Индивидуальность Островского как художника с самого начала заявила о себе тем, что лишила "натуральность" изображения сентиментального ореола и в то же время сохранила в ней "идеальность", живое присутствие души. Тем самым был поставлен вопрос, вызвавший затем идейные разночтения и полемику вокруг произведений Островского и принятого им творческого метода, – вопрос о значимости незначительного, разрешаемый драматургом иными средствами, чем те, которые выдвинул "сентиментальный натурализм", с одной стороны, и славянофильская этическая концепция, с другой. Только театр, по убеждению молодого писателя, мог во всем объеме воссоздать – в сменяющейся череде "картин" и "сцен" – "одну бесконечную картину" русской жизни (И. А. Гончаров), равную по значимости роману. В ней рутинный, подчас губительный для человека мещанский быт не исключал прорастания в нем же живых и в своем роде немаловажных помыслов. Уже в ранних опытах Островского принципиально уравниваются "маленькие" и "большие" люди, а ирония по отношению к "стране", живущей "по преданию", смягчается умилением по поводу духа соборности, который объединяет в праздник купца-миллионщика и его "последнего работника" ("истинная и смиренная набожность равняет все звания и даже физиономии").

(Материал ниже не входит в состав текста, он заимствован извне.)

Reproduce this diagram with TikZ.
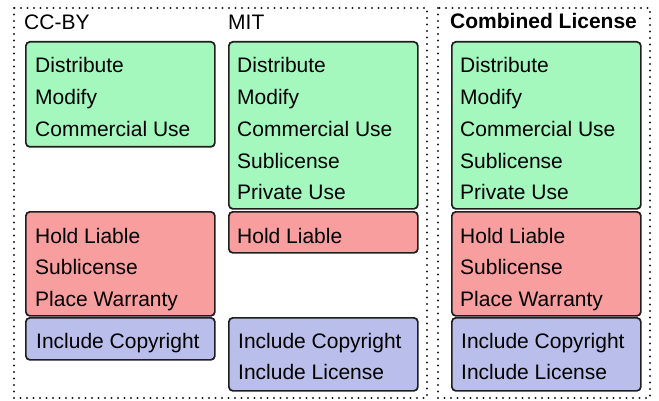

Нравоописательный очерк для Островского – литературная форма, в наибольшей степени лишенная условности, но не исключающая при этом "романной" многоплановости и проистекающих из нее потенциальных конфликтов. Так, в Кузьме, сыне богатого купца Самсона Савича Тупорылова, уже вполне дает себя знать противоречие, которое станет зерном конфликта многих пьес Островского, – противоречие между "силами", "раздирающими" душу чиновника: "одна сила внутренняя, движущая вперед, другая сила внешняя, замоскворецкая, сила косности, онемелости, так сказать стреноживающая человека". Характеристика "замоскворецкой" силы предшествует известной аттестации "темного царства" Н. А. Добролюбовым – и по аналитической зоркости, и по масштабности обобщений: "Я не без основания назвал эту силу замоскворецкой: там, за Москвой-рекой, ее царство, там ее трон. Она-то загоняет человека в каменный дом и запирает за ним железные ворота… Она утучняет человека и заботливой рукой отгоняет ото лба его всякую тревожную мысль, так точно, как мать отгоняет мух от заснувшего ребенка. Она обманщица, она всегда прикидывается "семейным счастьем", и неопытный человек нескоро узнает ее и, пожалуй, позавидует ей. Она изменница: она холит, холит человека, да вдруг так пристукнет, что тот и перекреститься не успеет".
До известной степени в круге тех же противоречий находился и сам Островский. Поступив после окончания Первой московской гимназии на юридическое отделение Московского университета, он в 1843 г. оставил учение, руководимый желанием полностью посвятить себя служению искусству. Сближение с будущими соратниками по сцене и литературному труду: с актером Ф. А. Бурдиным, поэтом и переводчиком Н. Давыдовым; идеи, почерпнутые из лекций Т. Н. Грановского, М. П. Погодина, С. П. Шевырева, из обсуждаемых всюду статей Белинского и Герцена, знаменитых комедий Грибоедова и Гоголя; посещение спектаклей, где блистали М. С. Щепкин и П. С. Мочалов, определяющим образом повлияли на его решение. И хотя мечте Островского не дано было осуществиться сразу, его служба сначала в Московском совестном, а затем в Московском коммерческом суде уже преломлялась им как материал будущей литературной деятельности, как прототипическая основа, имеющая "все задатки" для создания "живых, целиком взятых из жизни типов и положений чисто русских, только нам одним принадлежащих" ("Речь на обеде в честь А. Е. Мартынова", 1859).
Драматургия раннего периода. 1847–1851
Отставка Островского хронологически отмечает завершение первого периода его становления как драматурга – в целом этот период проходит под знаком Гоголя. Наследование гоголевских традиций и принципов "натуральной школы" во многом обусловлено тем, что именно в них Островский нашел убедительное художественное развенчание безжизненных стереотипов, рожденных "риторической" тенденцией в литературе, – инерционных форм классицизма и романтизма. Особенно устойчивые в драматургии, эти формы казались начинающему автору совершенно не соответствующими духу народности, утверждающему простоту и непосредственность выражения. Комическое – как жизнетворный пафос литературы – отождествлялось им с сатирическим, "гоголевским направлением": "Отличительная черта русского народа, отвращение от всего резко определившегося, от всего специального, личного, эгоистически отторгшегося от общечеловеческого, кладет и на художество особенный характер; назовем его характером обличительным". "Обличение" в данном случае становится художественной необходимостью, поскольку направлено на явления, "слишком узкие" по отношению к "идеалу общечеловеческому". Поэтому оно "заставляет быть нравственнее" и может быть определено как "нравственно-общественное направление" русской литературы.